A Little Paint History
Paint has been part of our dwellings for tens of thousands of years. Paint actually appeared about 30,000 years ago in caves. Cave dwellers used paint to decorate the walls of their ancient rock dwellings. The painted images provided the future world with a glimpse of what their daily lives were like in ancient times and the role that paint played as part of our history. Did you know that ancient paint was made from plant sap combined with blood, berries, or other colored soils for pigments?
Over 10,000 years ago, Egyptians created blue pigment by mixing lime, silica, soda ash, alumina and copper oxide. The ancient Chinese, Egyptians, Hebrews, Romans and Greeks developed more sophisticated materials to produce paint such as chalk, arsenic sulfide yellow, and malachite green combined with gum Arabic, lime, beeswax and egg albumen. Then, around 500 BC, lead sheets were reacted with vinegar to make white lead paint in Egypt.

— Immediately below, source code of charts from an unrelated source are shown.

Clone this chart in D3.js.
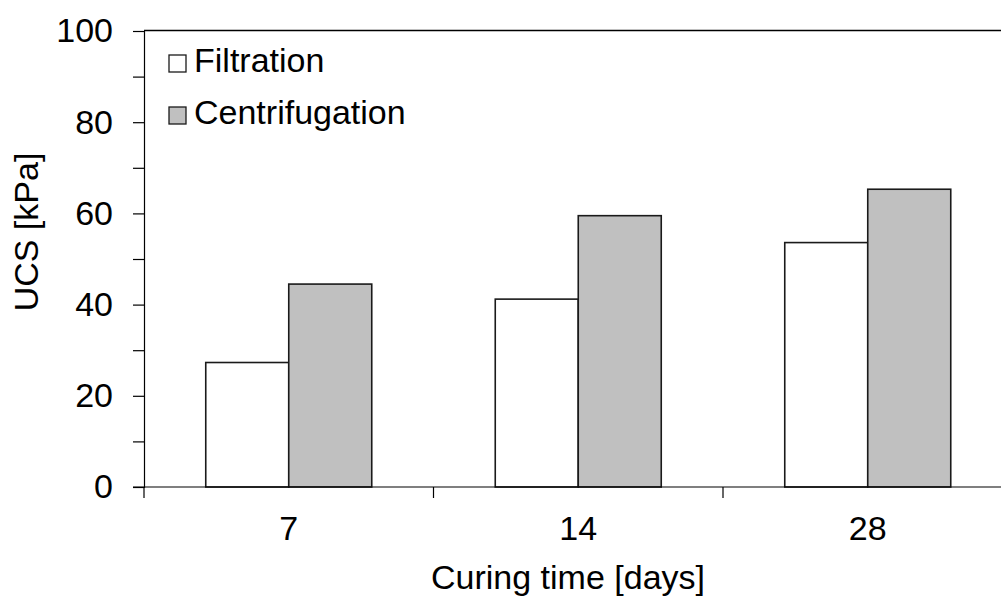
<!DOCTYPE html>
<html>
<head>
<meta charset="utf-8">
<script src="https://cdn.jsdelivr.net/npm/d3@7"></script>
<style>
  html, body { margin: 0; padding: 0; background: #fff; }
  svg { display: block; }
  text { font-family: "Liberation Sans", Arial, sans-serif; fill: #000; }
</style>
</head>
<body>
<svg id="chart" width="1001" height="596"></svg>
<script>
const categories = ["7", "14", "28"];
const seriesNames = ["Filtration", "Centrifugation"];
const filtration = [27.3, 41.2, 53.6];
const centrifugation = [44.5, 59.5, 65.3];
const yTicks = [0, 10, 20, 30, 40, 50, 60, 70, 80, 90, 100];
const yLabels = [0, 20, 40, 60, 80, 100];
const seriesFill = ["#ffffff", "#c0c0c0"];

(function () {
const svg = d3.select("#chart");
const W = 1001;
const mLeft = 144, mBottom = 487, mTop = 31;
const step = 289.5;
const fs = "34px";

const x = d3.scaleBand().domain(categories).range([mLeft, mLeft + step * categories.length]).padding(0);
const xs = d3.scaleBand().domain(seriesNames).range([0, x.bandwidth()]).paddingInner(0).paddingOuter(0.744);
const y = d3.scaleLinear().domain([0, 100]).range([mBottom, mTop]);

const data = categories.map((c, i) => ({ cat: c, values: [filtration[i], centrifugation[i]] }));

// bars
const g = svg.append("g");
data.forEach(d => {
  seriesNames.forEach((s, j) => {
    g.append("rect")
      .attr("x", x(d.cat) + xs(s))
      .attr("y", y(d.values[j]))
      .attr("width", xs.bandwidth())
      .attr("height", y(0) - y(d.values[j]))
      .attr("fill", seriesFill[j])
      .attr("stroke", "#1a1a1a")
      .attr("stroke-width", 1.6);
  });
});

// top border of plot area
svg.append("line")
  .attr("x1", mLeft).attr("x2", W)
  .attr("y1", y(100) - 0.5).attr("y2", y(100) - 0.5)
  .attr("stroke", "#000").attr("stroke-width", 1.5);

// y axis
const yAxis = d3.axisLeft(y)
  .tickValues(yTicks)
  .tickSize(11)
  .tickPadding(20)
  .tickFormat(v => yLabels.includes(v) ? String(v) : "");
const ya = svg.append("g").attr("transform", `translate(${mLeft},0)`).call(yAxis);
ya.select(".domain").attr("stroke", "#000").attr("stroke-width", 1.2);
ya.selectAll(".tick line").attr("stroke", "#000").attr("stroke-width", 1.2);
ya.selectAll(".tick text")
  .style("font-family", "'Liberation Sans', Arial, sans-serif")
  .style("font-size", fs).attr("fill", "#000");

// x axis baseline
svg.append("line")
  .attr("x1", mLeft - 11).attr("x2", W)
  .attr("y1", mBottom).attr("y2", mBottom)
  .attr("stroke", "#000").attr("stroke-width", 1.2);

// x boundary ticks
const bounds = categories.map(c => x(c)).concat([x.range()[1]]);
svg.selectAll("line.xtick").data(bounds).enter().append("line")
  .attr("class", "xtick")
  .attr("x1", d => d).attr("x2", d => d)
  .attr("y1", mBottom).attr("y2", mBottom + 11)
  .attr("stroke", "#000").attr("stroke-width", 1.2);

// x labels
svg.selectAll("text.xlab").data(categories).enter().append("text")
  .attr("class", "xlab")
  .attr("x", d => x(d) + x.bandwidth() / 2)
  .attr("y", 540)
  .attr("text-anchor", "middle")
  .style("font-size", fs)
  .text(d => d);

// axis titles
svg.append("text")
  .attr("x", 568).attr("y", 589)
  .attr("text-anchor", "middle")
  .style("font-size", fs)
  .text("Curing time [days]");

svg.append("text")
  .attr("transform", "translate(38,232) rotate(-90)")
  .attr("text-anchor", "middle")
  .style("font-size", fs)
  .text("UCS [kPa]");

// legend
const legY = [55, 107];
seriesNames.forEach((s, j) => {
  svg.append("rect")
    .attr("x", 169).attr("y", legY[j])
    .attr("width", 17).attr("height", 17)
    .attr("fill", seriesFill[j])
    .attr("stroke", "#1a1a1a").attr("stroke-width", 1.3);
  svg.append("text")
    .attr("x", 194).attr("y", legY[j] + 17)
    .style("font-size", fs)
    .text(s);
});
})();
</script>
</body>
</html>
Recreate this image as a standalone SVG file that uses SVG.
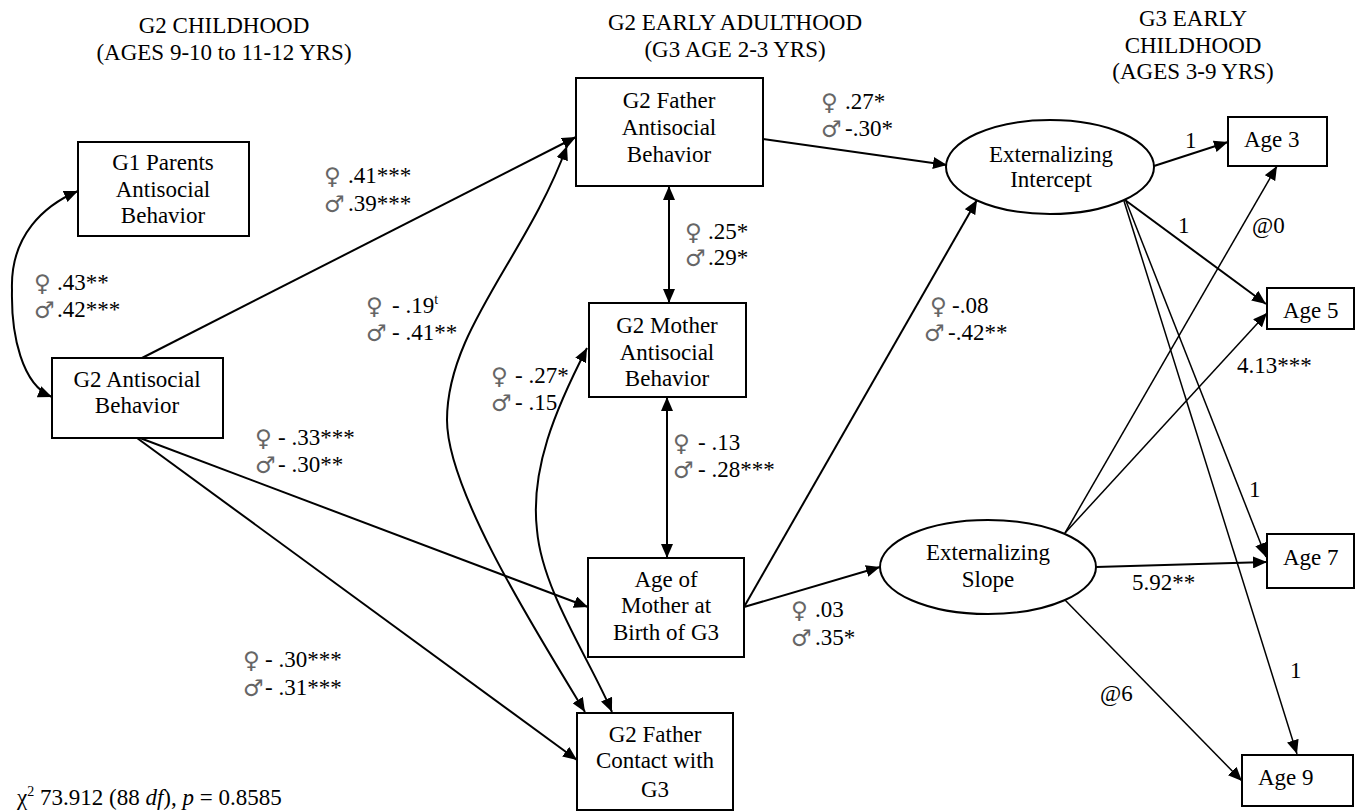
<svg xmlns="http://www.w3.org/2000/svg" width="1362" height="812" viewBox="0 0 1362 812">
<defs>
<marker id="arr" markerWidth="15" markerHeight="12" refX="14" refY="6" orient="auto-start-reverse" markerUnits="userSpaceOnUse"><path d="M0,0 L14,6 L0,12 z" fill="#000"/></marker>
<style>
text{font-family:'Liberation Serif','Times New Roman',serif;font-size:23px;fill:#000}
.c{text-anchor:middle}
text.sym{font-family:'DejaVu Sans',sans-serif;font-size:23px;fill:#666}
.box{fill:#fff;stroke:#000;stroke-width:2}
.ln{fill:none;stroke:#000;stroke-width:2;marker-end:url(#arr)}
.bi{marker-start:url(#arr)}
.th{stroke-width:1.5}
</style>
</defs>
<rect width="1362" height="812" fill="#fff"/>

<g id="headers">
<text class="c" x="224" y="33">G2 CHILDHOOD</text>
<text class="c" x="224" y="60">(AGES 9-10 to 11-12 YRS)</text>
<text class="c" x="735" y="30">G2 EARLY ADULTHOOD</text>
<text class="c" x="735" y="57">(G3 AGE 2-3 YRS)</text>
<text class="c" x="1193" y="26">G3 EARLY</text>
<text class="c" x="1193" y="53">CHILDHOOD</text>
<text class="c" x="1193" y="79">(AGES 3-9 YRS)</text>
</g>

<g id="connectors">
<path class="ln bi" d="M78,191 C45,205 10,235 12,290 C11,335 22,385 52,397"/>
<path class="ln" d="M142,358 L576,137"/>
<path class="ln" d="M140,438 L588,607"/>
<path class="ln" d="M137,438 L577,760"/>
<path class="ln bi" d="M567,146 C527,256 447,330 447,420 C447,490 535,630 585,712"/>
<path class="ln bi" d="M587,348 C555,410 530,470 537,530 C542,590 590,660 612,712"/>
<path class="ln bi" d="M669,186 L669,303"/>
<path class="ln bi" d="M667,397 L667,558"/>
<path class="ln" d="M763,139 L947,165"/>
<path class="ln" d="M744,607 L977,200"/>
<path class="ln" d="M744,607 L880,567"/>
<path class="ln" d="M1154,166 L1228,142"/>
<path class="ln" d="M1125,200 L1266,304"/>
<path class="ln th" d="M1126,201 L1266,557"/>
<path class="ln th" d="M1124,201 L1297,754"/>
<path class="ln th" d="M1065,533 L1277,166"/>
<path class="ln th" d="M1065,533 L1267,313"/>
<path class="ln" d="M1096,567 L1267,562"/>
<path class="ln th" d="M1065,600 L1242,781"/>
</g>

<g id="g1">
<rect class="box" x="78" y="142" width="171" height="94"/>
<text class="c" x="163" y="170">G1 Parents</text>
<text class="c" x="163" y="197">Antisocial</text>
<text class="c" x="163" y="223">Behavior</text>
</g>
<g id="g2">
<rect class="box" x="52" y="358" width="171" height="80"/>
<text class="c" x="137" y="387">G2 Antisocial</text>
<text class="c" x="137" y="413">Behavior</text>
</g>
<g id="father">
<rect class="box" x="576" y="78" width="187" height="108"/>
<text class="c" x="669" y="108">G2 Father</text>
<text class="c" x="669" y="135">Antisocial</text>
<text class="c" x="669" y="162">Behavior</text>
</g>
<g id="mother">
<rect class="box" x="589" y="303" width="157" height="94"/>
<text class="c" x="667" y="333">G2 Mother</text>
<text class="c" x="667" y="360">Antisocial</text>
<text class="c" x="667" y="386">Behavior</text>
</g>
<g id="agemother">
<rect class="box" x="588" y="558" width="156" height="99"/>
<text class="c" x="666" y="587">Age of</text>
<text class="c" x="666" y="613">Mother at</text>
<text class="c" x="666" y="640">Birth of G3</text>
</g>
<g id="contact">
<rect class="box" x="577" y="713" width="156" height="97"/>
<text class="c" x="655" y="742">G2 Father</text>
<text class="c" x="655" y="768">Contact with</text>
<text class="c" x="655" y="797">G3</text>
</g>
<g id="intercept">
<ellipse class="box" cx="1050" cy="167" rx="104" ry="47"/>
<text class="c" x="1051" y="162">Externalizing</text>
<text class="c" x="1051" y="187">Intercept</text>
</g>
<g id="slope">
<ellipse class="box" cx="988" cy="567" rx="108" ry="47"/>
<text class="c" x="988" y="560">Externalizing</text>
<text class="c" x="988" y="587">Slope</text>
</g>
<g id="age3">
<rect class="box" x="1228" y="117" width="99" height="49"/>
<text x="1244" y="147">Age 3</text>
</g>
<g id="age5">
<rect class="box" x="1267" y="288" width="87" height="41"/>
<text x="1283" y="318">Age 5</text>
</g>
<g id="age7">
<rect class="box" x="1267" y="534" width="87" height="54"/>
<text x="1283" y="565">Age 7</text>
</g>
<g id="age9">
<rect class="box" x="1242" y="755" width="111" height="51"/>
<text x="1258" y="785">Age 9</text>
</g>

<g id="labels">
<text class="sym" x="34" y="291">♀</text><text x="57" y="290">.43**</text>
<text class="sym" x="34" y="318">♂</text><text x="57" y="317">.42***</text>
<text class="sym" x="324" y="184">♀</text><text x="348" y="183">.41***</text>
<text class="sym" x="324" y="212">♂</text><text x="348" y="211">.39***</text>
<text class="sym" x="366" y="314">♀</text><text x="392" y="313">- .19<tspan dy="-9" font-size="14">t</tspan></text>
<text class="sym" x="366" y="341">♂</text><text x="392" y="340">- .41**</text>
<text class="sym" x="255" y="446">♀</text><text x="278" y="445">- .33***</text>
<text class="sym" x="255" y="473">♂</text><text x="278" y="472">- .30**</text>
<text class="sym" x="243" y="668">♀</text><text x="265" y="667">- .30***</text>
<text class="sym" x="243" y="696">♂</text><text x="265" y="695">- .31***</text>
<text class="sym" x="821" y="110">♀</text><text x="845" y="109">.27*</text>
<text class="sym" x="821" y="137">♂</text><text x="845" y="136">-.30*</text>
<text class="sym" x="685" y="240">♀</text><text x="708" y="239">.25*</text>
<text class="sym" x="685" y="266">♂</text><text x="708" y="265">.29*</text>
<text class="sym" x="491" y="384">♀</text><text x="515" y="383">- .27*</text>
<text class="sym" x="491" y="411">♂</text><text x="515" y="410">- .15</text>
<text class="sym" x="673" y="451">♀</text><text x="698" y="450">- .13</text>
<text class="sym" x="673" y="478">♂</text><text x="698" y="477">- .28***</text>
<text class="sym" x="930" y="314">♀</text><text x="952" y="313">-.08</text>
<text class="sym" x="924" y="341">♂</text><text x="948" y="340">-.42**</text>
<text class="sym" x="791" y="618">♀</text><text x="815" y="617">.03</text>
<text class="sym" x="791" y="646">♂</text><text x="815" y="645">.35*</text>
<text x="1185" y="148">1</text>
<text x="1178" y="233">1</text>
<text x="1252" y="233">@0</text>
<text x="1237" y="373">4.13***</text>
<text x="1249" y="497">1</text>
<text x="1132" y="590">5.92**</text>
<text x="1100" y="701">@6</text>
<text x="1290" y="678">1</text>
<text x="17" y="805">χ<tspan dy="-9" font-size="14">2</tspan><tspan dy="9"> 73.912 (88 </tspan><tspan font-style="italic">df</tspan>), <tspan font-style="italic">p</tspan> = 0.8585</text>
</g>
</svg>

But, it was the Industrial Revolution that truly changed the impact of paint on the national economy in America. The first recorded paint mill in America was established in Boston in 1700 by Thomas Child. In 1867, D.R. Averill of Ohio patented the first prepared or “ready mixed” paints in the United States. In the Mid-1880s, paint factories were popping up across the nation spurred by mechanization and improved manufacturing processes. In the early 1900s, the Industrial Revolution created new markets for paints and coatings for products like the Model T Ford to televisions.
Today, paints and coatings are available in an unlimited amount of colors and finishes not just for homes and buildings but also for furniture, cars, computers, television and so many more products on the market. Today, the paint industry shipment value is approximately $30 billion.